Expert View: VAT - Get your claim in before time runs out

VAT has been a difficult area for charities for a long time. However, a number of recent court rulings have been helpful to them.

In particular, a recent ruling by the House of Lords means charities can reclaim VAT that was overpaid several years before, which means the possibility of an unexpected windfall.

Charities have until 31 March next year to submit claims for overpaid VAT dating right the way back to the introduction of the tax in 1973.

Before the landmark ruling by the House of Lords earlier this year in the cases of Fleming (trading as Bodycraft) v HM Revenue & Customs and Conde Nast v HMRC, HMRC would not refund overpaid VAT if it related to a VAT return period that was more than three years before. HMRC took the view that the introduction of three-year cap provisions in the mid-1990s meant that it was not liable to make repayments relating to earlier years.

However, the House of Lords ruled that the imposition of the original three-year capping provision on claims was illegal. As a result, any charity that overpaid output VAT in the period between 1 April 1973 and 4 December 1996 or did not reclaim input VAT in the period between 1 April 1973 and 30 April 1997 can now submit a claim.

A point of interest

Where the overpayments arose as a result of an error by HMRC - for example, from its misinterpretation of EU legislation - interest will also be payable on the VAT refund. Where interest is payable, it will often form a larger proportion of total repayment than the tax itself.

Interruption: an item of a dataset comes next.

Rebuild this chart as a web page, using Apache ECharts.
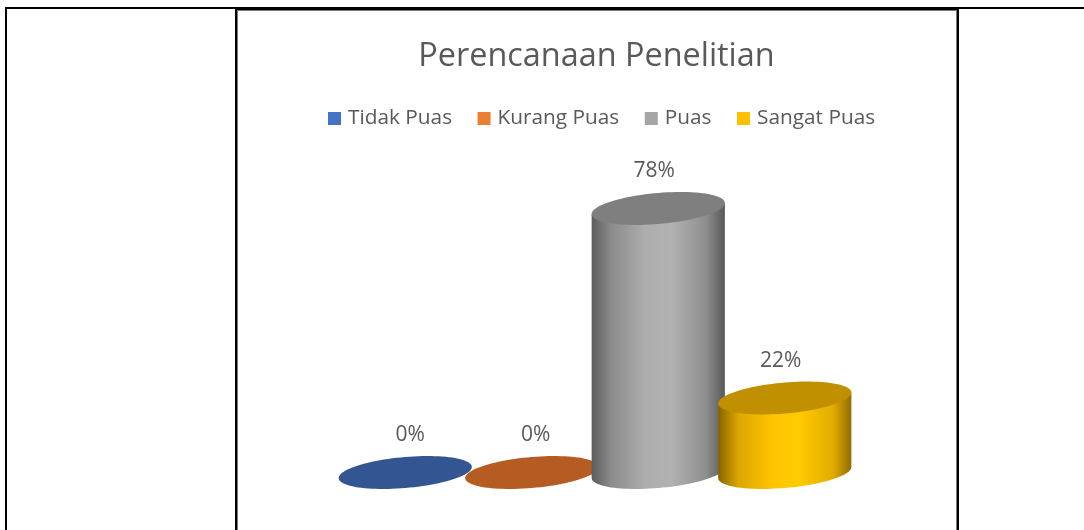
<!DOCTYPE html>
<html><head><meta charset="utf-8">
<style>html,body{margin:0;padding:0;background:#fff}#c{width:1084px;height:530px}</style>
<script src="https://cdn.jsdelivr.net/npm/echarts@6/dist/echarts.min.js"></script>
</head><body><div id="c"></div>
<script>
const titleText = 'Perencanaan Penelitian';
const categories = ['Tidak Puas', 'Kurang Puas', 'Puas', 'Sangat Puas'];
const values = [0, 0, 78, 22];

// styling, by category
const legendColors = ['#4472c4', '#ed7d31', '#a5a5a5', '#ffc000'];
const topColors = ['#335693', '#b45c22', '#7f7f7f', '#c09000'];
const sideStops = [
  null, null,
  ['#5c5c5c', '#8c8c8c', '#adadad', '#b2b2b2', '#8e8e8e', '#585858'],
  ['#866500', '#dba600', '#ffc400', '#ffcc00', '#e3ad00', '#8f6c00']
];
const labelShift = [5, 4, -4, -4];

const textColor = '#595959';
const fontFamily = '"Open Sans","Noto Sans",sans-serif';
const widthRatio = 1.053;   // cylinder width relative to the category band
const minorRatio = 0.233;   // ellipse half-height relative to half-width
const skewRatio = 0.083;    // rise of the ellipse's right end relative to half-width

function ellipsePts(cx, cy, a, from, to, n) {
  const b = a * minorRatio, k = a * skewRatio, pts = [];
  for (let i = 0; i <= n; i++) {
    const t = from + (to - from) * i / n;
    pts.push([cx + a * Math.cos(t), cy - k * Math.cos(t) + b * Math.sin(t)]);
  }
  return pts;
}

function cylinder(catIndex) {
  return function (params, api) {
    const base = api.coord([catIndex, 0]);
    const top = api.coord([catIndex, api.value(1)]);
    const a = api.size([1, 0])[0] * widthRatio / 2;
    const kids = [];
    if (api.value(1) > 0) {
      const lower = ellipsePts(base[0], base[1], a, 0, Math.PI, 48);
      const upper = [
        [top[0] - a, top[1] + a * skewRatio],
        [top[0] + a, top[1] - a * skewRatio]
      ];
      const stops = sideStops[catIndex];
      const offs = [0, 0.15, 0.4, 0.6, 0.86, 1];
      kids.push({
        type: 'polygon',
        shape: { points: lower.concat(upper) },
        style: {
          fill: new echarts.graphic.LinearGradient(0, 0, 1, 0,
            stops.map((c, i) => ({ offset: offs[i], color: c })))
        }
      });
    }
    kids.push({
      type: 'polygon',
      shape: { points: ellipsePts(top[0], top[1], a, 0, Math.PI * 2, 96) },
      style: { fill: topColors[catIndex] }
    });
    kids.push({
      type: 'text',
      style: {
        text: api.value(1) + '%',
        x: top[0] + labelShift[catIndex],
        y: top[1] - 37.5,
        align: 'center', verticalAlign: 'middle',
        fill: textColor, font: '21px ' + fontFamily
      }
    });
    return { type: 'group', children: kids };
  };
}

const rules = [
  { x: 5, y: 7, w: 1079, h: 2, c: '#000' },
  { x: 5, y: 7, w: 2, h: 523, c: '#000' },
  { x: 235, y: 8, w: 723, h: 2, c: '#000' },
  { x: 235, y: 8, w: 2, h: 522, c: '#000' },
  { x: 957, y: 8, w: 2, h: 522, c: '#000' },
  { x: 237, y: 10, w: 1, h: 520, c: '#777' },
  { x: 956, y: 10, w: 1, h: 520, c: '#777' },
  { x: 237, y: 10, w: 719, h: 1, c: '#777' }
];

const chart = echarts.init(document.getElementById('c'), null, { renderer: 'canvas' });
chart.setOption({
  animation: false,
  backgroundColor: '#fff',
  title: {
    text: titleText, left: 591.5, top: 36, textAlign: 'center',
    textStyle: { color: textColor, fontFamily, fontWeight: 'normal', fontSize: 32.4 }
  },
  legend: {
    top: 103, left: 323, icon: 'rect', itemWidth: 13, itemHeight: 13, itemGap: 25.5,
    data: categories, selectedMode: false,
    textStyle: { color: textColor, fontFamily, fontSize: 20.8, padding: [0, 0, 0, 2] }
  },
  grid: { left: 342, top: 134, width: 506, height: 338.5 },
  xAxis: { type: 'category', data: categories, show: false },
  yAxis: { type: 'value', min: 0, max: 100, show: false },
  graphic: rules.map(r => ({
    type: 'rect', silent: true, z: -10,
    shape: { x: r.x, y: r.y, width: r.w, height: r.h },
    style: { fill: r.c }
  })),
  series: categories.map((name, i) => ({
    type: 'custom', name,
    coordinateSystem: 'cartesian2d',
    itemStyle: { color: legendColors[i] },
    encode: { x: 0, y: 1 },
    clip: false,
    renderItem: cylinder(i),
    data: [[i, values[i]]]
  }))
});
</script></body></html>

An example of where a charity might have overpaid output VAT is when VAT has been overpaid on entrance fees to theatres, exhibitions and museums. Input tax might have been under-claimed on production costs incurred by not-for-profit theatres, say, or on staff entertaining and mileage expenses.

There might also be scope for a repayment if VAT has been incurred on investment management fees and on business assets (including building projects) with both a business and a non-business use.

A lack of detailed records should not be a barrier to submitting a claim because charities should be able to base claims on contemporaneous accounting information and data and by using sampling techniques.

I would therefore recommend that charities consider their historical VAT positions to determine whether there is scope to submit a claim before the deadline of March 2009.

- Jacki Wells is a VAT director with accountancy and consultancy group Mazars.